An infinite sequence of 9's is infinity. Adding 1 leaves it unchanged
as infinity. Normal mathematical integers do not wrap - nor do they
have a maximum value. (If you are interested in infinite arithmetic, we
can go into more detail, but it would be very off-topic.)
>
> If I multiply "...999" by itself I get "...0001", or +1, just as I get
> if I square -1.
>
> If I multiply it by 5 I get "...995", which if I add +5, gives me 0,
> just as -5 would do.
>
> So it all seems to work.
It only /appears/ to work if you don't actually bother doing the
calculations - you just handle an arbitrarily small number of the least
significant digits. But the maths is not integer maths, you don't have
proper rules for handling them (just try division), and if you work
things through enough to get rigorous definitions of operations and a
mapping to normal integers, you'll find that your "...999" bit is just
an inconvenient way of writing "-".
>
> But having to have an infinite number of leading digits, or using a
> fixed number with the left-most one designated a sign digit, is
> inconvenient. Inside a computer however and using binary (and with a
> fixed number of digits, not infinite), it is very helpful.)
>
It is helpful, yes. But that is mainly an effect of the way we tend to
implement arithmetic using logic gates - nothing more than that. In a
finite computer you are always going to have a finite model for
arithmetic - you can't implement mathematical integers. Two's
complement with fixed sizes is a representation that gives a good
balance between efficient implementation and useful features - it does
not mean that two's complement is inherently more "natural" or "correct"
than other representations of negative numbers.
>>>
>>>> I don't want to discourage anyone from giving advice but when you have
>>>> explicitly stated that you don't want to learn what you think of as C's
>>>> crazy rules, it seems odd that you choose to.
>>>
>>> Well I read your reply to the OP, and I couldn't make head or tail of
>>> it, not even on a second reading.

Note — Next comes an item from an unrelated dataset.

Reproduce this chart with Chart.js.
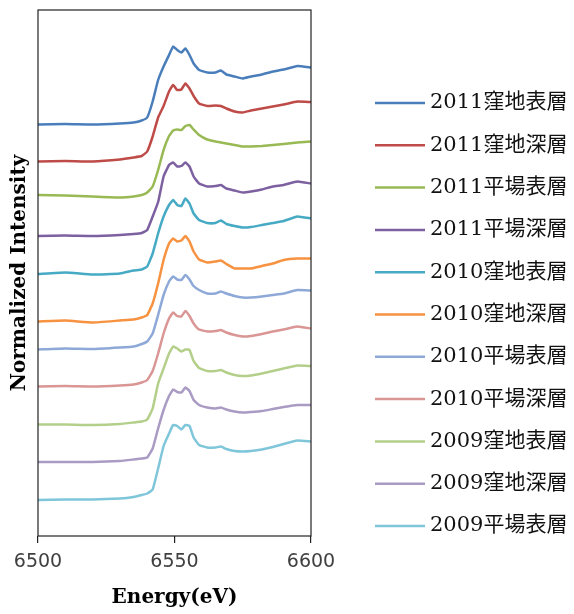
<!DOCTYPE html>
<html>
<head>
<meta charset="utf-8">
<script src="https://cdn.jsdelivr.net/npm/chart.js@4.4.0/dist/chart.umd.min.js"></script>
<style>
  html, body { margin: 0; padding: 0; background: #fff; }
  #wrap { width: 574px; height: 614px; }
</style>
</head>
<body>
<div id="wrap"><canvas id="xanes"></canvas></div>
<script>
// energies (eV) shared by all spectra
const energy = [6500, 6510, 6520, 6530, 6535, 6538, 6540, 6542, 6544, 6546, 6548, 6549.5, 6551, 6552.5, 6554,
                6555.5, 6557, 6559, 6562, 6565, 6567, 6569, 6572, 6575, 6578, 6582, 6586, 6590, 6595, 6600];

const seriesNames = ['2011窪地表層', '2011窪地深層', '2011平場表層', '2011平場深層', '2010窪地表層', '2010窪地深層',
                     '2010平場表層', '2010平場深層', '2009窪地表層', '2009窪地深層', '2009平場表層'];

const seriesColors = ['#4A7EBB', '#BE4B48', '#98B954', '#7D60A0', '#46AAC5', '#F69240',
                      '#8EA9D8', '#D99694', '#B3CF8A', '#A99BC4', '#7FC6DB'];

// normalized intensity, stacked with offsets as in the figure
const s2011KubochiHyo = [8.23, 8.24, 8.23, 8.25, 8.27, 8.31, 8.37, 8.69, 9.12, 9.39, 9.62, 9.79, 9.72, 9.67, 9.75,
                         9.62, 9.45, 9.32, 9.27, 9.27, 9.31, 9.23, 9.19, 9.15, 9.19, 9.23, 9.29, 9.33, 9.40, 9.37];
const s2011KubochiShin = [7.49, 7.50, 7.49, 7.53, 7.57, 7.60, 7.69, 7.99, 8.37, 8.60, 8.89, 9.02, 8.92, 8.93, 9.05,
                          8.95, 8.80, 8.65, 8.60, 8.61, 8.60, 8.55, 8.49, 8.47, 8.51, 8.55, 8.59, 8.63, 8.69, 8.68];
const s2011HirabaHyo = [6.82, 6.81, 6.79, 6.77, 6.79, 6.82, 6.87, 6.99, 7.32, 7.72, 8.00, 8.11, 8.13, 8.12, 8.20,
                        8.22, 8.13, 8.02, 7.93, 7.89, 7.87, 7.85, 7.82, 7.79, 7.79, 7.80, 7.82, 7.84, 7.87, 7.89];
const s2011HirabaShin = [6.00, 6.01, 6.00, 6.02, 6.04, 6.06, 6.12, 6.39, 6.68, 7.19, 7.42, 7.47, 7.39, 7.40, 7.47,
                         7.39, 7.19, 7.05, 6.99, 7.00, 7.02, 6.95, 6.91, 6.87, 6.89, 6.93, 6.99, 7.02, 7.09, 7.05];
const s2010KubochiHyo = [5.24, 5.27, 5.23, 5.25, 5.31, 5.33, 5.39, 5.65, 6.05, 6.39, 6.62, 6.72, 6.62, 6.60, 6.75,
                         6.65, 6.45, 6.32, 6.26, 6.26, 6.31, 6.24, 6.20, 6.17, 6.18, 6.22, 6.26, 6.30, 6.39, 6.35];
const s2010KubochiShin = [4.29, 4.31, 4.27, 4.31, 4.33, 4.37, 4.42, 4.65, 5.05, 5.52, 5.85, 5.95, 5.89, 5.91, 6.00,
                          5.89, 5.69, 5.53, 5.47, 5.49, 5.51, 5.44, 5.35, 5.35, 5.35, 5.40, 5.45, 5.52, 5.55, 5.55];
const s2010HirabaHyo = [3.73, 3.75, 3.74, 3.77, 3.79, 3.84, 3.89, 4.05, 4.42, 4.82, 5.09, 5.19, 5.13, 5.12, 5.22,
                        5.13, 5.00, 4.92, 4.85, 4.85, 4.89, 4.85, 4.80, 4.77, 4.77, 4.79, 4.82, 4.85, 4.92, 4.91];
const s2010HirabaShin = [2.99, 3.00, 2.99, 3.01, 3.03, 3.07, 3.12, 3.30, 3.65, 4.05, 4.35, 4.47, 4.40, 4.39, 4.50,
                         4.40, 4.25, 4.13, 4.09, 4.10, 4.12, 4.07, 4.02, 3.99, 4.00, 4.04, 4.09, 4.13, 4.19, 4.15];
const s2009KubochiHyo = [2.23, 2.23, 2.22, 2.24, 2.27, 2.29, 2.33, 2.55, 3.05, 3.35, 3.65, 3.79, 3.75, 3.69, 3.73,
                         3.72, 3.50, 3.36, 3.30, 3.30, 3.32, 3.27, 3.22, 3.20, 3.21, 3.25, 3.30, 3.35, 3.41, 3.40];
const s2009KubochiShin = [1.48, 1.48, 1.48, 1.50, 1.53, 1.55, 1.57, 1.75, 2.15, 2.52, 2.80, 2.93, 2.88, 2.87, 2.97,
                          2.90, 2.72, 2.62, 2.57, 2.55, 2.57, 2.53, 2.49, 2.47, 2.48, 2.50, 2.54, 2.58, 2.62, 2.62];
const s2009HirabaHyo = [0.72, 0.73, 0.73, 0.75, 0.78, 0.82, 0.85, 0.93, 1.35, 1.80, 2.05, 2.22, 2.20, 2.13, 2.22,
                        2.20, 1.97, 1.82, 1.77, 1.77, 1.79, 1.74, 1.70, 1.69, 1.70, 1.73, 1.78, 1.84, 1.91, 1.89];

const allSeries = [s2011KubochiHyo, s2011KubochiShin, s2011HirabaHyo, s2011HirabaShin, s2010KubochiHyo, s2010KubochiShin,
                   s2010HirabaHyo, s2010HirabaShin, s2009KubochiHyo, s2009KubochiShin, s2009HirabaHyo];

const xTicks = [6500, 6550, 6600];

const datasets = allSeries.map((vals, i) => ({
    label: seriesNames[i],
    data: vals.map((v, j) => ({ x: energy[j], y: v })),
    borderColor: seriesColors[i],
    backgroundColor: seriesColors[i],
    borderWidth: 2.5,
    pointRadius: 0,
    tension: 0.12,
    fill: false
}));

// frame round the plot + legend on the right
const frameAndLegend = {
    id: 'frameAndLegend',
    afterDraw(chart) {
        const { ctx, chartArea: a } = chart;
        ctx.save();
        ctx.strokeStyle = '#222';
        ctx.lineWidth = 1.2;
        ctx.strokeRect(a.left, a.top, a.right - a.left, a.bottom - a.top);

        ctx.font = '21px "DejaVu Serif", "Noto Sans CJK JP"';
        ctx.fillStyle = '#111';
        ctx.textBaseline = 'middle';
        chart.data.datasets.forEach((ds, i) => {
            const y = 103 + i * 42.3;
            ctx.strokeStyle = ds.borderColor;
            ctx.lineWidth = 2.5;
            ctx.beginPath();
            ctx.moveTo(375, y);
            ctx.lineTo(425, y);
            ctx.stroke();
            ctx.fillText(ds.label, 430, y);
        });
        ctx.restore();
    }
};

new Chart(document.getElementById('xanes'), {
    type: 'line',
    data: { datasets },
    plugins: [frameAndLegend],
    options: {
        responsive: true,
        maintainAspectRatio: false,
        animation: false,
        layout: { padding: { top: 10, right: 263, left: 0, bottom: 0 } },
        plugins: { legend: { display: false }, tooltip: { enabled: false } },
        scales: {
            x: {
                type: 'linear',
                min: 6500,
                max: 6600,
                afterBuildTicks: (s) => { s.ticks = xTicks.map(v => ({ value: v })); },
                afterFit: (s) => { s.height = 78; },
                grid: { drawOnChartArea: false, drawTicks: true, tickLength: 7, color: '#222', lineWidth: 1.2 },
                border: { display: false },
                ticks: {
                    color: '#404040',
                    font: { family: '"DejaVu Sans"', size: 19 },
                    padding: 8,
                    maxRotation: 0,
                    callback: (v) => String(v)
                },
                title: {
                    display: true,
                    text: 'Energy(eV)',
                    color: '#000',
                    font: { family: '"DejaVu Serif"', size: 20, weight: 'bold' },
                    padding: { top: 0, bottom: 4 }
                }
            },
            y: {
                min: 0,
                max: 10.52,
                afterFit: (s) => { s.width = 38; },
                grid: { display: false },
                border: { display: false },
                ticks: { display: false },
                title: {
                    display: true,
                    text: 'Normalized Intensity',
                    color: '#000',
                    font: { family: '"DejaVu Serif"', size: 20, weight: 'bold' },
                    padding: { top: 8, bottom: 0 }
                }
            }
        }
    }
});
</script>
</body>
</html>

Sometimes you want to keep those
>>> crazy rules at bay as much as possible and just try and make
>>> practical common sense work.
>>>
>> Try again, and if it still doesn't make sense, ask someone about the
>> parts you have trouble with.
>
> Here's the fast part:
>
> "A signed integer value is converted to an unsigned type by subtracting
> (repeatedly if necessary) one more than the maximum value of that type."
>
(It should read "adding or subtracting", not just "subtracting".)
When you have a representation with no padding bits (as you usually do,
for all types other than _Bool), this has exactly the same mathematical
effect as you would get by taking the signed integer in two's complement
representation, sign-extending as much as necessary if the new unsigned
type has more bits. Then truncate from the LSB to the size of the
unsigned type.
> Assuming "that type" means the unsigned type we're trying to determine
> the maximum value of, then that method for working out that value,
> requires that you first know what that value is!
The /compiler/ needs to know the value - the programmer doesn't.
Clearly the compiler always knows the size of the types involved.
>
> If someone is trying to work through that with pen and paper, then they
> will need to know SIZE_MAX before they can determine SIZE_MAX.
>
The point of calculations like "(size_t) -1" is that they work for any C
implementation - with values that are dependent on the implementation.
If you want to do this by pen and paper, you need to know which C
implementation you are using - and then you can look up the sizes in the
documentation. It does not make sense to try to get a calculation on
paper that is independent of the compiler.
>> If you don't understand something, ask - don't try to add your own
>> alternative confusions as an answer to someone else's question.
>
> C doesn't have a monopoly on signed and unsigned representations of
> binary integers. These same problems come up with any number of
> languages, and outside languages too as they are among the fundamental
> characteristics of nearly all computers.
>
True.
> That the byte pattern 11111111, is 255 or the maximum value of an
> unsigned byte, if interpreted one way, or -1 if interpreted as signed -
> for twos complement - has been very well known for decades. And is the
> basis for using ((size_t)-1) since the -1 gives you as many ones as needed.
>
>
8 bits is a common size of byte - it is the standard for all but niche
situations. The same applies to two's complement for signed integer
representation. However, these are /not/ fundamental to computing -
they are merely convenient standards that works well in practice, and
have thus become dominant.
That means that for all but the most unusual implementations (which /do/
exist, even if you never see them yourself), it is correct to say that
((size_t) -1) will give you lots of 1's. But what is /always/ correct
in C - even for the weirdest implementations, is that ((size_t) - 1)
will give you the maximum value of type size_t.
And the OP was not interested in having a bunch of 1's. He was
interested in having the maximum value of type size_t.
Of course, there is no guarantee that size_t is the largest unsigned
type. In C99, that would be uintmax_t, which is guaranteed to be able
to represent any value of any unsigned type. (Note that pointers can be
bigger.) It is entirely possible for a C implementation on a 64-bit
computer to have size_t as 64-bit, but have solid support for 128-bit
arithmetic and define uintmax_t to 128-bit.
And for most C types, there are standard library macros for the maximum
values - such as UINTMAX_MAX. size_t is a bit unusual in this respect,
which is why something like ((size_t) -1) might be useful.